Même entendu comme un moyen d’accélérer la mixité, les quotas inspirent méfiance à 1 homme sur 3. Ils sont plus favorables à une plus grande flexibilité de l’organisation du travail pour faciliter la conciliation des temps de vie et prône de façon générale des mesures de long terme…
Ou à la rigueur à des promotions immédiates de femmes, mais plutôt quand c’est à d’autres hommes qu’on demande de « passer leur tour » !
Les stéréotypes (f)ont la vie dure
Aux hommes du panel, les enquêteurs et enquêtrices ont soumis la question suivante : « A compétence et expérience équivalentes, un homme a 5 fois de plus de chance qu’une femme d’accéder à un poste de leadership. D’après vous, pourquoi?« .
45% n’ont pas d’explication, 20% pensent que les femmes manquent d’ambition, 13% que leur tempérament (supposé) plus coopératif que directif fait obstacle à leur nomination et 10% qu’elles manquent de soutiens pour faire valoir leur candidature.

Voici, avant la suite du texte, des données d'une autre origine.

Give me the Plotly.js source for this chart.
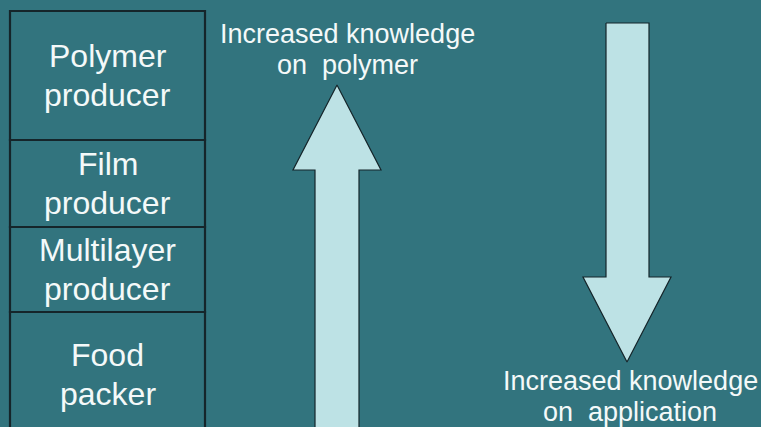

Les stéréotypes n’ont pas fini de cimenter le plafond de verre. Et ils sortent encore renforcés de la perpétuation de l’idée d’une « complémentarité » entre femmes et hommes qui seraient la raison même du partage sinon des responsabilités, des rôles que chacun.e peut tenir : essentialisme, quand tu nous tiens!
Ce que démontre l’étude Jump dans sa globalité, c’est une relative « sérénité » des hommes quand on leur parle d’égalité…
Mais cette tranquillité d’esprit est-elle la marque d’une acceptation qui ne demande qu’à trouver un cadre et des leviers pour un engagement plus actif ; ou bien le signe d’un mouvement pour l’égalité qui, au fond, ne « dérange » pas beaucoup les positions établies et les habitudes installées?
Que l’on voit le verre à moitié plein ou à moitié vide, une question de fond est ici soulevée : comment faire bouger les hommes, les femmes et les organisations dans une même dynamique de mixité qui, en plus de répondre à un principe de justice, a apporté des preuves de sa contribution à la performance?
Marie Donzel, pour le blog EVE. Avec la complicité de Jean-Michel Monnot (Cabinet All Inclusive!)